Jodie Katsetos, a sixth-grade teacher at Arcadia Middle School in Oak Hall, Virginia, wrote a message on a large poster board in her classroom that read, “Walk Up Not Out.”
The world first found out about her action when she posted a photo of that message on Facebook. Her post went viral, which then led to ABC News paying her a visit.
The “Walk Up” idea arose in response to the national student protests, in which students walked out of class on March 14th and then observed 17 minutes of silence to honor the 17 people killed in the Parkland school shooting. Katsetos told ABC her suggestion was to augment rather than replace the student walkout:
“I am adamant about it staying positive,” she said about the dual messages of the walk out and walk up. “I’m not pushing either. I made those suggestions as alternatives to walking out and just an everyday reminder to include others and be considerate, which is something that I talk about with students each day.”
While Katsetos may not have been pushing either option, some others apparently view the “Walk Up” movement as a way to deflect from calls for stricter gun control. According to an article on Quartz, retired Texas teacher David Blair, who promoted the idea in a February Facebook post, said: “Gun control or more laws is not, and will not, be the answer.”
Quartz also noted that the Walk Up idea has been spread by groups who support the NRA:
The message is also being spread by adult groups with links to gun manufacturers. A post has been featured on the Facebook page of “One Million Moms Against Gun Control,” which has about 75,000 members, has an NRATV set as its main photo, and is affiliated with “Red Legion Tactical,” which sells military-grade weapons and gear, according to the group’s webpage.
Hmmmm…I wonder if that’s why the idea is “WalkUpNotOut.”
Regardless of where this “Walk Up” idea came from, I can go along with the idea of being nice to fellow students. We live in an interconnected and interdependent world, and making an effort to get along with others is generally a good idea.
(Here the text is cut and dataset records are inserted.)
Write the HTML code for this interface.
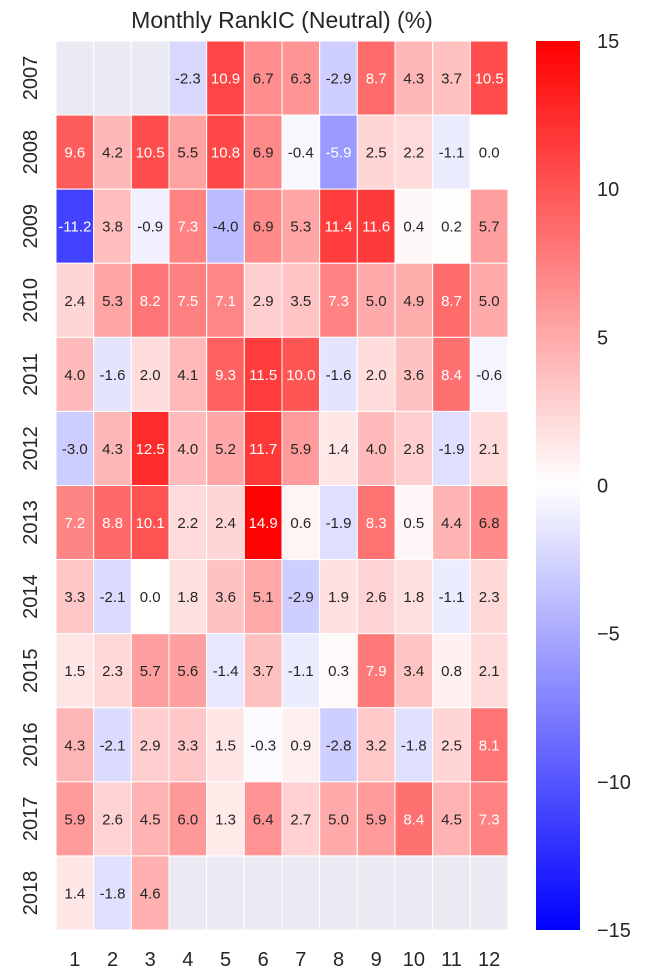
<!DOCTYPE html>
<html><head><meta charset="utf-8"><style>
body{margin:0;background:#fff;font-family:"Liberation Sans",Arial,sans-serif}
</style></head><body>
<svg id="chart" width="651" height="975" xmlns="http://www.w3.org/2000/svg">
<text x="282" y="28" font-size="23" text-anchor="middle" fill="#262626">Monthly RankIC (Neutral) (%)</text>
<defs><linearGradient id="cb" x1="0" y1="0" x2="0" y2="1">
<stop offset="0" stop-color="#ff0000"/><stop offset="0.5" stop-color="#ffffff"/><stop offset="1" stop-color="#0000ff"/></linearGradient></defs>
<g id="cells"></g>
</svg>
<script>
const years=["2007","2008","2009","2010","2011","2012","2013","2014","2015","2016","2017","2018"];
const months=["1","2","3","4","5","6","7","8","9","10","11","12"];
const values=[
[null,null,null,-2.3,10.9,6.7,6.3,-2.9,8.7,4.3,3.7,10.5],
[9.6,4.2,10.5,5.5,10.8,6.9,-0.4,-5.9,2.5,2.2,-1.1,0.0],
[-11.2,3.8,-0.9,7.3,-4.0,6.9,5.3,11.4,11.6,0.4,0.2,5.7],
[2.4,5.3,8.2,7.5,7.1,2.9,3.5,7.3,5.0,4.9,8.7,5.0],
[4.0,-1.6,2.0,4.1,9.3,11.5,10.0,-1.6,2.0,3.6,8.4,-0.6],
[-3.0,4.3,12.5,4.0,5.2,11.7,5.9,1.4,4.0,2.8,-1.9,2.1],
[7.2,8.8,10.1,2.2,2.4,14.9,0.6,-1.9,8.3,0.5,4.4,6.8],
[3.3,-2.1,0.0,1.8,3.6,5.1,-2.9,1.9,2.6,1.8,-1.1,2.3],
[1.5,2.3,5.7,5.6,-1.4,3.7,-1.1,0.3,7.9,3.4,0.8,2.1],
[4.3,-2.1,2.9,3.3,1.5,-0.3,0.9,-2.8,3.2,-1.8,2.5,8.1],
[5.9,2.6,4.5,6.0,1.3,6.4,2.7,5.0,5.9,8.4,4.5,7.3],
[1.4,-1.8,4.6,null,null,null,null,null,null,null,null,null]];
const cbTicks=[15,10,5,0,-5,-10,-15];
const vmin=-15,vmax=15;
const X0=56,X1=508,Y0=41,Y1=930,CBX=536,CBW=44;
const cw=(X1-X0)/months.length, rh=(Y1-Y0)/years.length;
const xs=i=>X0+i*cw, ys=j=>Y0+j*rh;
const cbY=v=>Y0+(vmax-v)/(vmax-vmin)*(Y1-Y0);
const NS="http://www.w3.org/2000/svg";
const svg=document.getElementById('chart'), g=document.getElementById('cells');
function mk(t,a,p){const e=document.createElementNS(NS,t);for(const k in a)e.setAttribute(k,a[k]);(p||svg).appendChild(e);return e;}
function col(v){const t=Math.max(-1,Math.min(1,v/15));
 if(t>=0){const c=1-t;return[1,c,c];}const c=1+t;return[c,c,1];}
function lum(c){const l=c.map(x=>x<=0.03928?x/12.92:Math.pow((x+0.055)/1.055,2.4));return .2126*l[0]+.7152*l[1]+.0722*l[2];}
values.forEach((row,j)=>row.forEach((v,i)=>{
 const r=mk('rect',{x:xs(i),y:ys(j),width:cw,height:rh,stroke:'#fff','stroke-width':1},g);
 
 
 if(v===null){r.setAttribute('fill','#eaeaf2');return;}
 const c=col(v);r.setAttribute('fill','rgb('+c.map(x=>Math.round(x*255)).join(',')+')');
 const t=mk('text',{x:xs(i)+cw/2,y:ys(j)+rh/2+5.5,'font-size':15,'text-anchor':'middle',fill:lum(c)<0.408?'#fff':'#262626'},g);
 t.textContent=v.toFixed(1);
 
 
}));
years.forEach((y,j)=>{const cx=30,cy=ys(j)+rh/2;
 const t=mk('text',{x:cx,y:cy+7,'font-size':20,'text-anchor':'middle',fill:'#262626',transform:'rotate(-90 '+cx+' '+cy+')'});
 t.textContent=y;});
months.forEach((m,i)=>{const t=mk('text',{x:xs(i)+cw/2,y:966,'font-size':20,'text-anchor':'middle',fill:'#262626'});
 t.textContent=m;});
const cb=mk('rect',{x:CBX,y:Y0,width:CBW,height:Y1-Y0,fill:'url(#cb)'});

cbTicks.forEach(v=>{const t=mk('text',{x:597,y:cbY(v)+7,'font-size':20,fill:'#262626'});
 t.textContent=(v<0?'\u2212'+(-v):String(v));});
</script>
</body></html>
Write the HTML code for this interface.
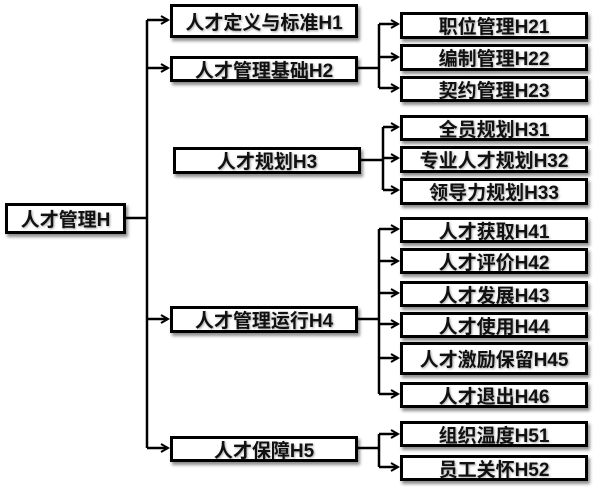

However, I do have a problem with the idea that simply “walking up” will somehow prevent school shootings. For one thing, it sounds like victim blaming: if somebody shoots up a school, the inference is that the students must have somehow bullied or been unkind to the shooter. This kind of thinking can lead to the outrageous idea that the victims in a sense were responsible for what happened to them. I’m not saying that’s what “Walk Up Not Out” advocates are saying; but that’s a logical implication.
Beyond that, I don’t believe walking up to people will have much effect on school shootings. I base that belief on personal experience.
Many years ago I worked for the New York State Employment Service, which helped match employers with job seekers. It also served as a mandatory resource for able-bodied people collecting unemployment insurance or welfare, who were required to visit on a regular basis.
I remember one client in particular who was on welfare and visited regularly. She was generally well-dressed and appeared intelligent. She also exuded a certain strong emotional intensity. While she was usually cool and remote, on occasion she would erupt in anger, yelling and at least once slamming a chair against the side of a counselor’s desk.
Our dealings with her finally ended when – for reasons unclear – she threw a neighbor’s baby into a creek. Fortunately, others saw this action and the baby was saved. But her time in the welfare system ended with an extended stay in the corrections system.
Whatever inner demons this woman was dealing with, our being nice to her wasn’t going to make much of a difference. Some people just have such inner demons, and there’s little an untrained teacher, student or some other person can do to “fix” them.
Keeping AR15s out of their hands would be a great idea though.